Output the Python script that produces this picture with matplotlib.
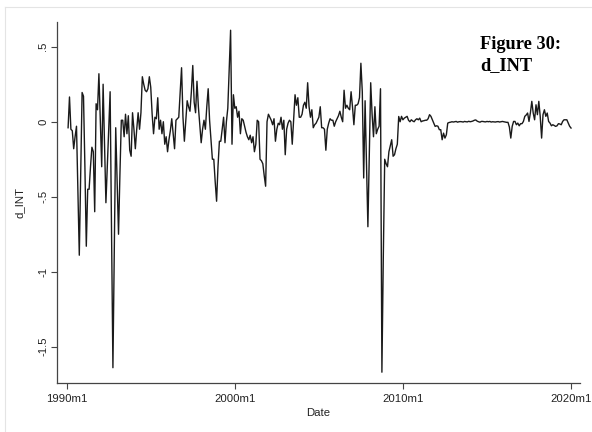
import numpy as np
import matplotlib
matplotlib.use("Agg")
import matplotlib.pyplot as plt
from matplotlib.lines import Line2D

# monthly first differences of INT, 1990m2 .. 2020m1
d_int_1990s = [
    -0.04, 0.165, -0.05, -0.06, -0.18, -0.1, -0.03, -0.45, -0.89, -0.35,
    0.195, 0.17, -0.3, -0.83, -0.45, -0.45, -0.3, -0.17, -0.2, -0.6,
    0.12, 0.08, 0.32, 0.0, -0.3, 0.25, -0.15, -0.54, -0.3, -0.05,
    0.2, -0.72, -1.64, -0.84, -0.04, -0.4, -0.75, -0.35, 0.01, 0.01,
    -0.1, 0.05, -0.08, 0.04, -0.19, -0.23, 0.06, -0.05, -0.18, -0.05,
    0.06, -0.05, 0.06, 0.3, 0.25, 0.21, 0.2, 0.22, 0.3, 0.23,
    0.05, -0.08, 0.03, 0.02, 0.16, -0.05, 0.01, -0.08, 0.0, -0.15,
    -0.1, -0.2, -0.12, -0.06, 0.02, -0.08, -0.18, 0.01, 0.02, 0.03,
    0.2, 0.36, 0.03, -0.13, 0.0, 0.14, 0.1, 0.07, 0.2, 0.375,
    0.13, 0.06, 0.27, 0.1, -0.02, -0.14, -0.05, 0.01, -0.05, 0.1,
    0.22, 0.01, -0.12, -0.25, -0.25, -0.4, -0.53, -0.3, -0.13, -0.13,
    -0.05, 0.03, -0.14, 0.0, 0.09, 0.35, 0.61, -0.15, 0.18,
]
d_int_2000s = [
    0.09,
    0.1, 0.03, 0.07, -0.08, 0.02, 0.01, -0.03, -0.07, -0.1, -0.12,
    -0.09, -0.14, -0.1, -0.2, -0.15, 0.01, 0.0, -0.25, -0.26, -0.28,
    -0.36, -0.43, 0.0, 0.05, 0.03, 0.01, -0.02, 0.02, -0.13, -0.05,
    -0.01, -0.02, 0.03, -0.05, 0.01, -0.22, -0.05, -0.01, 0.01, 0.0,
    -0.15, 0.02, 0.18, 0.11, 0.16, 0.03, 0.03, 0.05, 0.11, 0.13,
    0.09, 0.26, 0.1, 0.03, 0.08, -0.04, -0.02, -0.01, 0.01, 0.03,
    0.1, -0.04, -0.04, -0.05, -0.19, -0.05, -0.01, 0.02, 0.01, 0.01,
    -0.03, 0.0, 0.02, 0.04, 0.07, 0.03, 0.0, 0.21, 0.09, 0.11,
    0.09, 0.08, 0.2, 0.1, -0.02, 0.11, 0.11, 0.12, 0.16, 0.39,
    0.2, -0.375, 0.14, -0.28, -0.7, -0.22, 0.26, 0.05, -0.1, 0.1,
    -0.08, -0.05, -0.03, 0.22, -1.67, -0.9, -0.25, -0.28, -0.3, -0.2,
    -0.16, -0.12, -0.23, -0.22, -0.18, -0.15, 0.035, 0.0, 0.036,
]
d_int_2010s = [
    0.013,
    0.024, 0.03, 0.036, 0.01, 0.0, 0.013, 0.005, 0.0, 0.013, 0.02,
    0.013, 0.024, 0.0, 0.005, 0.007, 0.01, 0.01, 0.02, 0.047, 0.036,
    0.013, -0.009, -0.031, -0.027, -0.03, -0.053, -0.053, -0.12, -0.076, -0.109,
    -0.087, -0.009, -0.005, -0.003, 0.0, -0.002, 0.0, 0.002, -0.003, 0.0,
    0.001, 0.0, -0.002, 0.002, 0.0, -0.001, 0.003, 0.0, 0.002, 0.005,
    0.01, 0.012, 0.004, 0.0, -0.003, 0.002, 0.002, 0.0, -0.001, 0.002,
    0.0, 0.002, -0.002, 0.0, -0.001, -0.002, 0.0, 0.001, -0.002, 0.0,
    0.002, 0.0, -0.002, -0.004, -0.004, -0.036, -0.109, -0.031, 0.002, 0.002,
    -0.02, -0.009, -0.027, -0.013, -0.013, 0.002, 0.036, 0.045, 0.058, 0.002,
    0.06, 0.136, 0.058, 0.013, 0.113, 0.047, 0.136, 0.036, -0.109, 0.047,
    0.08, 0.036, 0.058, 0.002, -0.009, -0.027, -0.02, -0.025, -0.031, -0.027,
    -0.013, -0.015, -0.02, 0.002, 0.013, 0.013, 0.013, -0.009, -0.03, -0.042,
]

first_month = 1  # months after 1990m1
x_tick_months = [0, 120, 240, 360]
x_tick_labels = ["1990m1", "2000m1", "2010m1", "2020m1"]
y_ticks = [0.5, 0.0, -0.5, -1.0, -1.5]
y_tick_labels = [".5", "0", "-.5", "-1", "-1.5"]

values = np.array(d_int_1990s + d_int_2000s + d_int_2010s)
months = np.arange(first_month, first_month + len(values))

fig = plt.figure(figsize=(5.92, 4.32), dpi=100)
fig.patch.set_facecolor("white")
left, right, top, bottom = 57.3, 580.0, 21.7, 383.3
ax = fig.add_axes([left / 592, 1 - bottom / 432, (right - left) / 592, (bottom - top) / 432])

ax.plot(months, values, color="#1a1a1a", lw=1.0)

ax.set_xlim(-6.7, 366.4)
ax.set_ylim(-1.744, 0.667)
ax.set_xticks(x_tick_months)
ax.set_xticklabels(x_tick_labels)
ax.set_yticks(y_ticks)
ax.set_yticklabels(y_tick_labels, rotation=90, va="center")

for spine in ["top", "right"]:
    ax.spines[spine].set_visible(False)
for spine in ["left", "bottom"]:
    ax.spines[spine].set_color("#444444")
    ax.spines[spine].set_linewidth(0.9)

ax.tick_params(direction="out", length=4.0, width=0.8, color="#444444",
               labelsize=8.2, labelcolor="#222222", pad=2.5)
ax.tick_params(axis="x", pad=3.5)
for lab in ax.get_xticklabels() + ax.get_yticklabels():
    lab.set_fontfamily("Liberation Sans")

ax.set_xlabel("Date", fontsize=8.2, family="Liberation Sans", color="#222222", labelpad=3)
ax.set_ylabel("d_INT", fontsize=8.2, family="Liberation Sans", color="#222222", labelpad=10)

fig.text(480 / 592, 1 - 36 / 432, "Figure 30:\nd_INT", family="Liberation Serif",
         fontweight="bold", fontsize=13.2, va="top", ha="left", linespacing=1.3)

# faint outer frame of the graph region
fig.add_artist(Line2D([5 / 592, 5 / 592], [0, 1 - 7 / 432], transform=fig.transFigure,
                      color="#e4e4e4", lw=0.8))
fig.add_artist(Line2D([5 / 592, 1], [1 - 7 / 432, 1 - 7 / 432], transform=fig.transFigure,
                      color="#e4e4e4", lw=0.8))

fig.savefig("out.png", dpi=100, facecolor="white")
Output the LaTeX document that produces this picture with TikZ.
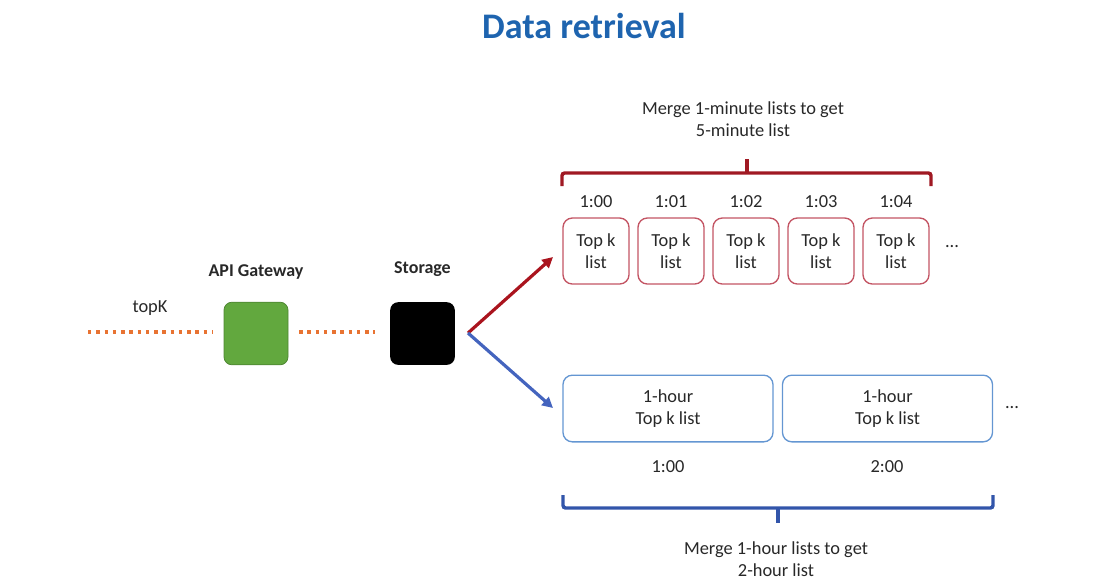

+ + + + + + +

**WHAT IS NEEDED**. Repeat the listing above up to and including the line with "from matplotlib.lines import Line2D", starting from its first line. Drop any pictures.

**OUTPUT OF THE TASK**.
Output the Python script that produces this picture with matplotlib.
import numpy as np
import matplotlib
matplotlib.use("Agg")
import matplotlib.pyplot as plt
from matplotlib.lines import Line2D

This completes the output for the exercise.